Letting a weak judge supervise a hard question by making two strong models argue
Day 42 of 60
Yesterday's answer to scalable oversight was to move labeling onto a constitution. Debate makes a different wager: even if a human judge can't solve a hard question, maybe they can judge an argument about it — if a second, equally capable model is incentivized to expose every flaw in the first. The bet is that it's easier to point out a lie than to tell the truth, so adversarial pressure surfaces problems a lone judge would miss.
Two strong models argue opposite sides of a question; a weaker judge (a human, or a weaker model) decides who won. If the game is designed so that honesty is the winning strategy — telling the truth is easier to defend than a lie a sharp opponent will dismantle — then the judge can adjudicate questions far beyond their own ability to answer directly. Oversight scales because the burden shifts from answering to evaluating a contest.
The core conjecture: in the debate game, it is harder to lie convincingly than to refute a lie. A dishonest debater has to make their falsehood survive a motivated opponent who can zoom in on any weak step. If that asymmetry holds, the honest side wins, and a limited judge can trust the outcome.
Debaters drill into the single sub-claim they most disagree on, narrowing a sprawling question down to one cruxy point the judge can check. The judge never needs the whole answer — only to evaluate the decisive disagreement.
Debate assumes the asymmetry actually holds and that the judge isn't simply persuadable by rhetoric, length, or confident tone. If a judge can be manipulated, or if some true claims are genuinely harder to defend than to attack, the equilibrium tilts the wrong way. Debate is a proposal under active test, not a settled solution.
The clean way to frame all of this is empirical: does human + model beat human alone on questions the human can't answer unaided? That's the experimental shape of scalable oversight — and the bar any technique, debate included, has to clear before you trust it.

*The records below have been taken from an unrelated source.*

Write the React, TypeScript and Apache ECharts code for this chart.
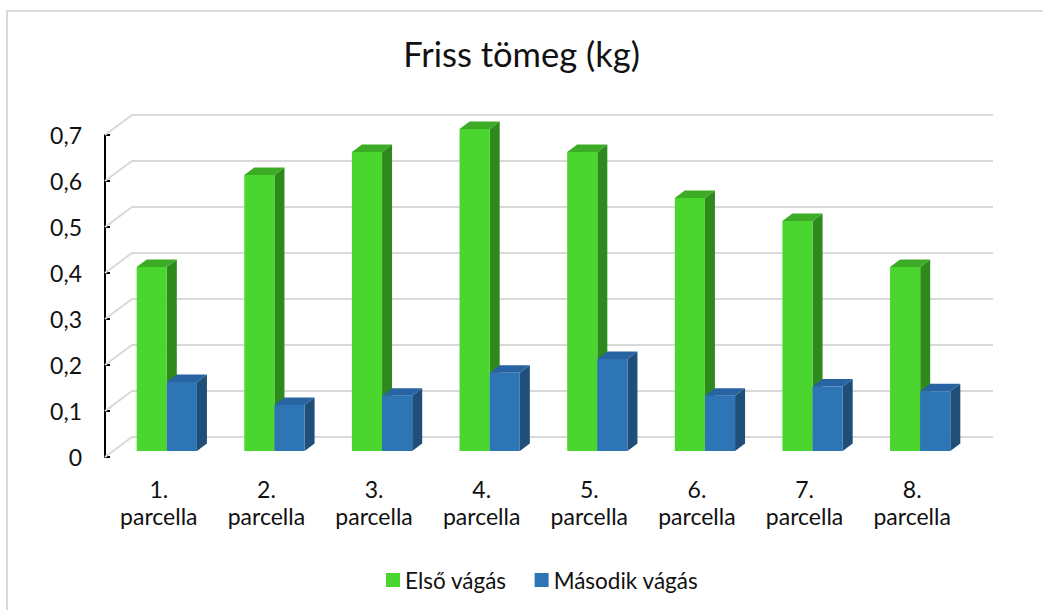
import React, { useEffect, useRef } from "react";
import * as echarts from "echarts";

const categories = [
  "1.\nparcella",
  "2.\nparcella",
  "3.\nparcella",
  "4.\nparcella",
  "5.\nparcella",
  "6.\nparcella",
  "7.\nparcella",
  "8.\nparcella",
];
const elsoVagas = [0.4, 0.6, 0.65, 0.7, 0.65, 0.55, 0.5, 0.4];
const masodikVagas = [0.15, 0.1, 0.12, 0.17, 0.2, 0.12, 0.14, 0.13];
const yTicks = [0, 0.1, 0.2, 0.3, 0.4, 0.5, 0.6, 0.7];

const FONT = "Lato, 'Open Sans', sans-serif";

const DEPTH_X = 27;
const DEPTH_Y = -20;

function makeBarRender(side: "left" | "right", front: string, sideC: string, topC: string) {
  return (params: any, api: any) => {
    const i = api.value(0);
    const v = api.value(1);
    const base = api.coord([i, 0]);
    const top = api.coord([i, v]);
    const band = api.size([1, 0])[0];
    const w = band * 0.28;
    const sx = 8;
    const sy = -6;
    const dx = 10;
    const dy = -7.5;
    const cx = base[0] + sx;
    const xl = side === "left" ? cx - w : cx;
    const xr = xl + w;
    const yb = base[1] + sy;
    const yt = top[1] + sy;
    return {
      type: "group",
      children: [
        {
          type: "polygon",
          shape: { points: [[xr, yb], [xr + dx, yb + dy], [xr + dx, yt + dy], [xr, yt]] },
          style: { fill: sideC },
        },
        {
          type: "polygon",
          shape: { points: [[xl, yt], [xl + dx, yt + dy], [xr + dx, yt + dy], [xr, yt]] },
          style: { fill: topC },
        },
        {
          type: "rect",
          shape: { x: xl, y: yt, width: w, height: yb - yt },
          style: { fill: front },
        },
      ],
    };
  };
}

export default function App() {
  const ref = useRef<HTMLDivElement>(null);
  useEffect(() => {
    document.body.style.margin = "0";
    const chart = echarts.init(ref.current!, undefined, { renderer: "svg" });
    chart.setOption({
      animation: false,
      backgroundColor: "#ffffff",
      title: {
        text: "Friss tömeg (kg)",
        left: "center",
        top: 26,
        textStyle: { fontFamily: FONT, fontSize: 34.5, fontWeight: "normal", color: "#111", lineHeight: 44 },
      },
      graphic: [
        {
          type: "polyline",
          shape: { points: [[7, 700], [7, 11], [1100, 11]] },
          style: { stroke: "#d9d9d9", lineWidth: 2, fill: "none" },
          silent: true,
        },
      ],
      legend: {
        top: 561,
        left: 381,
        itemWidth: 14,
        itemHeight: 14,
        itemGap: 28,
        icon: "rect",
        textStyle: { fontFamily: FONT, fontSize: 22.5, color: "#111", lineHeight: 28 },
        data: ["Első vágás", "Második vágás"],
      },
      grid: { left: 105, top: 135, width: 861, height: 322 },
      xAxis: {
        type: "category",
        data: categories,
        boundaryGap: true,
        axisLine: { show: false },
        axisTick: { show: false },
        axisLabel: {
          fontFamily: FONT,
          fontSize: 23,
          color: "#111",
          lineHeight: 27,
          margin: 18,
          interval: 0,
        },
      },
      yAxis: {
        type: "value",
        min: 0,
        max: 0.7,
        interval: 0.1,
        splitLine: { show: false },
        axisLine: { show: true, lineStyle: { color: "#000", width: 2 } },
        axisTick: { show: true, inside: true, length: 5, lineStyle: { color: "#000", width: 2 } },
        axisLabel: {
          fontFamily: FONT,
          fontSize: 23,
          color: "#111",
          margin: 23,
          formatter: (v: number) => (v === 0 ? "0" : v.toFixed(1).replace(".", ",")),
        },
      },
      series: [
        {
          name: "gridlines",
          type: "custom",
          z: 1,
          silent: true,
          data: yTicks.map((t) => [0, t]),
          encode: { x: 0, y: 1 },
          renderItem: (params: any, api: any) => {
            const p = api.coord([0, api.value(1)]);
            const cs = params.coordSys;
            const x0 = cs.x;
            const y = p[1];
            return {
              type: "polyline",
              shape: {
                points: [
                  [x0, y],
                  [x0 + DEPTH_X, y + DEPTH_Y],
                  [x0 + cs.width + DEPTH_X, y + DEPTH_Y],
                ],
              },
              style: { stroke: "#d9d9d9", lineWidth: 2, fill: "none" },
            };
          },
        },
        {
          name: "Első vágás",
          type: "custom",
          z: 2,
          itemStyle: { color: "#4ad62f" },
          data: elsoVagas.map((v, i) => [i, v]),
          encode: { x: 0, y: 1 },
          renderItem: makeBarRender("left", "#4ad62f", "#2e8a1d", "#3cab26"),
        },
        {
          name: "Második vágás",
          type: "custom",
          z: 3,
          itemStyle: { color: "#2e75b6" },
          data: masodikVagas.map((v, i) => [i, v]),
          encode: { x: 0, y: 1 },
          renderItem: makeBarRender("right", "#2e75b6", "#1f4e79", "#2864a2"),
        },
      ],
    });
    return () => chart.dispose();
  }, []);
  return <div ref={ref} style={{ width: 1043, height: 610 }} />;
}
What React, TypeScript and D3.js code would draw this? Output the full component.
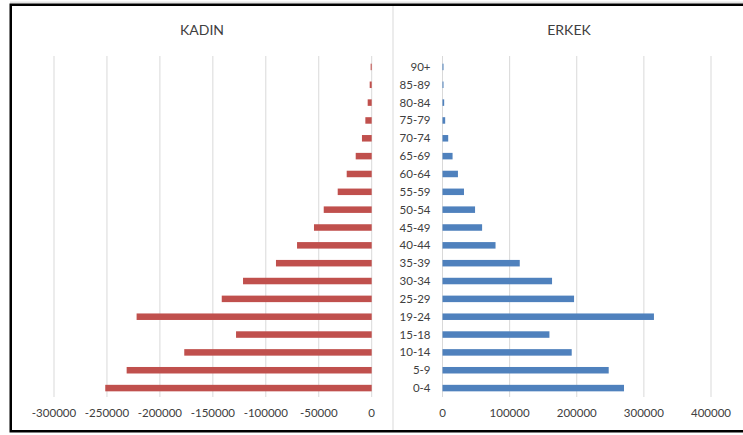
import React from "react";
import * as d3 from "d3";

const categories = ["0-4","5-9","10-14","15-18","19-24","25-29","30-34","35-39","40-44","45-49","50-54","55-59","60-64","65-69","70-74","75-79","80-84","85-89","90+"];
const kadin = [-251600,-231400,-177000,-128100,-222000,-141600,-121500,-90400,-70500,-54500,-45300,-32100,-23600,-15100,-9200,-6000,-3800,-1900,-1000];
const erkek = [270400,247600,192500,159300,315000,196000,163200,115100,79000,59000,48500,32000,23000,15000,8500,4000,2500,1500,1500];
const leftTicks = [-300000,-250000,-200000,-150000,-100000,-50000,0];
const rightTicks = [0,100000,200000,300000,400000];

const W = 743, H = 435;
const FONT = "Lato, 'Open Sans', sans-serif";

export default function App() {
  const y = d3.scaleBand<string>().domain([...categories].reverse()).range([58, 397]).paddingInner(0.635).paddingOuter(0.3175);
  const xl = d3.scaleLinear().domain([-300000, 0]).range([54, 371.7]);
  const xr = d3.scaleLinear().domain([0, 400000]).range([442.5, 711]);
  const grid = "#D9D9D9";
  return (
    <svg width={W} height={H} style={{ position: "fixed", left: 0, top: 0, background: "#fff" }} fontFamily={FONT}>
      <rect x={0} y={0} width={W} height={H} fill="#fff" />
      {leftTicks.map(t => (
        <line key={"gl" + t} x1={xl(t)} x2={xl(t)} y1={56} y2={397} stroke={grid} strokeWidth={1} />
      ))}
      {rightTicks.map(t => (
        <line key={"gr" + t} x1={xr(t)} x2={xr(t)} y1={56} y2={397} stroke={grid} strokeWidth={1} />
      ))}
      <line x1={393} x2={393} y1={6} y2={430} stroke={grid} strokeWidth={1} />
      {categories.map((c, i) => (
        <rect key={"k" + c} x={xl(kadin[i])} y={y(c)} width={xl(0) - xl(kadin[i])} height={y.bandwidth()} fill="#C0504D" />
      ))}
      {categories.map((c, i) => (
        <rect key={"e" + c} x={xr(0)} y={y(c)} width={xr(erkek[i]) - xr(0)} height={y.bandwidth()} fill="#4F81BD" />
      ))}
      {categories.map(c => (
        <text key={"c" + c} x={430.5} y={(y(c) as number) + y.bandwidth() / 2} dy="0.35em" textAnchor="end" fontSize={11.5} fill="#404040">{c}</text>
      ))}
      {leftTicks.map(t => (
        <text key={"tl" + t} x={xl(t)} y={417} textAnchor="middle" fontSize={11.5} fill="#404040">{t}</text>
      ))}
      {rightTicks.map(t => (
        <text key={"tr" + t} x={xr(t)} y={417} textAnchor="middle" fontSize={11.5} fill="#404040">{t}</text>
      ))}
      <text x={202} y={35} textAnchor="middle" fontSize={14} fill="#404040">KADIN</text>
      <text x={569} y={35} textAnchor="middle" fontSize={14} fill="#404040">ERKEK</text>
      <line x1={10} x2={W} y1={2.5} y2={2.5} stroke="#e4e4e4" strokeWidth={2} />
      <rect x={10.75} y={4.75} width={W} height={426.5} fill="none" stroke="#000" strokeWidth={2.5} />
    </svg>
  );
}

Constitutional AI bakes oversight into training via a written spec; debate puts oversight at evaluation time via an adversarial contest. They aren't rivals so much as different layers — and you'll formally compare them on Day 44. The thing to carry forward is that debate's strength is exactly its risk: it relies on an adversary to keep the system honest, which works beautifully when the asymmetry holds and fails quietly when a judge can be gamed.
A novice describes debate as "two AIs argue and a human picks." An expert states the load-bearing assumption and what voids it: debate only scales oversight if lying is harder to defend than refuting, and if the judge can't be won by rhetoric instead of truth. Naming the precondition — and the empirical bar of "human+model beats human alone" — is the altitude jump from describing a mechanism to evaluating whether to trust it.
Say this in an interview: "Debate is a scalable-oversight proposal: it lets a weaker judge supervise a harder question by making an adversary expose every flaw. I'd be precise that it rests on one assumption — that defending a lie is harder than refuting it — and that it fails if the judge is persuadable, which is exactly what 'human + model beats human alone' experiments are built to measure."